Andrei Piontkovsky, a liberal critic of the Kremlin, has labeled the Putin group the "bunker" and the Medvedev group "February 1917," in reference to the revolution that led to the abdication of Czar Nicholas II. The Putin group consists of hard-liners from the former Soviet security services who were close to Putin in St. Petersburg and Dresden, Germany. The Medvedev club is comprised of younger professionals, lawyers, and economists who are ambitious technocrats hoping for political survival.
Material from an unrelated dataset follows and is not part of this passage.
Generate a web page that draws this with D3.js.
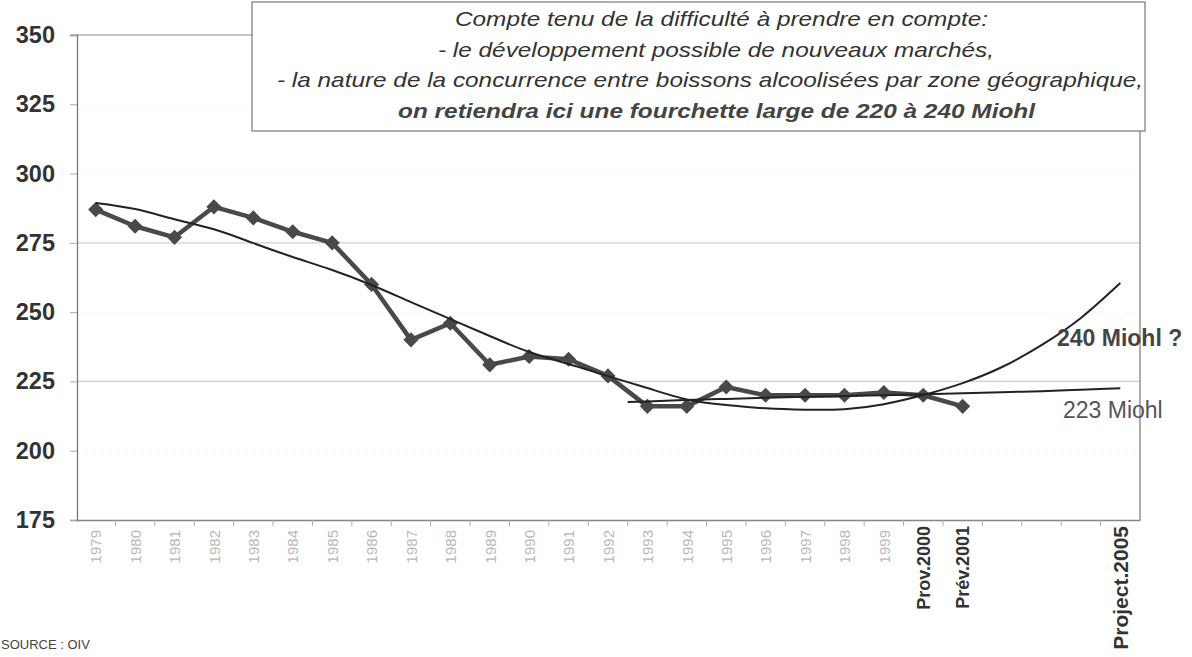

The crisis has delivered a rude shock to Russia's hard-liners and given reform a chance. The first victory for the reformers came with the revised government budget and anticrisis plan released in March. The new budget radically revised several optimistic -- and unrealistic -- assumptions made in the fall. Now, for example, GDP is estimated to fall by six percent, instead of growing by six percent, and instead of having a surplus of 3.7 percent, the budget is expected to have a deficit equal to 7.4 percent of GDP. 

 

Although the earlier government policy of nationalization seems to have been abandoned, there remains a danger that a return of high oil prices will allow Putin and the Kremlin hard-liners to push back. Russia thus faces a stark choice: either it embraces economic reforms and cleans up rampant corruption, or it continues Putin's course of authoritarianism and reliance on commodity exports.

 

So far, the incompleteness of recent reforms, compounded by extraordinary corruption and a high dependence on commodity exports, makes Russia's crisis look even worse than the rest of the world's. It took severe economic crises in 1991 and 1998 for Russia to pursue serious market reforms. Hopefully, it will wake up again.